Jack Gifford, a Utah resident of 50 years, was serving in the U.S. Army in North Korea when he was captured and imprisoned by the Chinese for 21 months until the end of the war.
"While I was crawling around on my hands and knees looking for a piece of equipment in the middle of the night, I was feeling around, and I feel this pinch — and it was Chinese," he said.
Gifford said he endured a lot of "mistreatment," often being bound in a way that would make him harm himself if he relaxed his muscles. He made it through two winters in Korea with no heat and was given only a gunny sack for a blanket.
To pass the time, he and a Hungarian who survived the Holocaust played bridge and chess, which Gifford said was a "really good" game because it took so long to play. They used to write each other every Christmas.
"You just get through from day to day, whatever's happening to you," Gifford said.
Five years ago, 80 former POWs in Utah were alive. That number has dwindled to 35. About a dozen died last year.
Their biographies reveal thriving lives of educational pursuits, happy families, military careers, long marriages and church service after surviving the Bataan Death March, Pearl Harbor, the Battle of the Bulge, Omaha Beach and Utah Beach.

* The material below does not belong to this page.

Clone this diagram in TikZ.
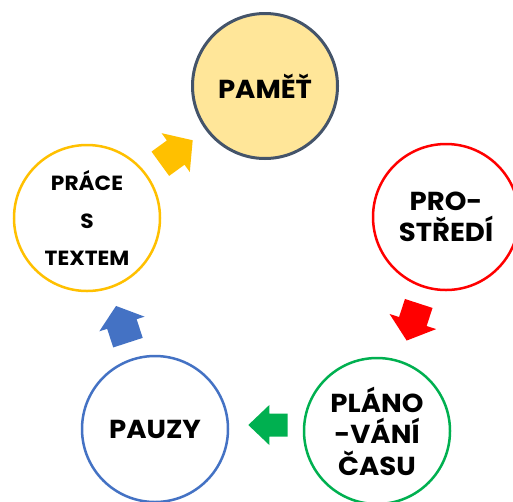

"The stories of their experience, their endurance, how they survived and the hope that demonstrates I think translates directly to all of us for what we can do in our lives to provide hope for one another, to keep striving, to keep supporting one another," said Steve Young, director of the VA Salt Lake City Health Care System.
The stories of their experience, their endurance, how they survived and the hope that demonstrates I think translates directly to all of us for what we can do in our lives to provide hope for one another, to keep striving, to keep supporting one another,
–Steve Young, director of the VA Salt Lake City Health Care System
During a "Missing Man" table presentation, the servicemen and women still missing in action were remembered. The wives of former POWs were honored and given a military challenge coin.
Dale Rigby, who served on the USS Pueblo, was captured and held prisoner for 11 months after the Navy intelligence ship was "completely overwhelmed" by North Korean forces in January 1968, he said.
To pass the time and cope with being imprisoned, Rigby and his fellow POWs tried to use humor and to laugh. Rigby said his wife, Julie, has been his anchor in all the years since, as well as his four children — two of whom served in the armed forces even after knowing the "worst-case scenario."
"I look at them, their spouses, my grandchildren, and I'm very blessed to have survived and to have served with good, honorable men," Rigby said. "I'm very proud of the job we were trying to do."
Rigby said he enjoyed having lunch Friday with his family and spending time with a "great group of fellows."
"It's nice to be amongst people who understand that the residue of our experience is like yesterday, and it's like a thousand years ago," he said, "that we can look at each other, rub shoulders and without having to say a word, know (and) understand."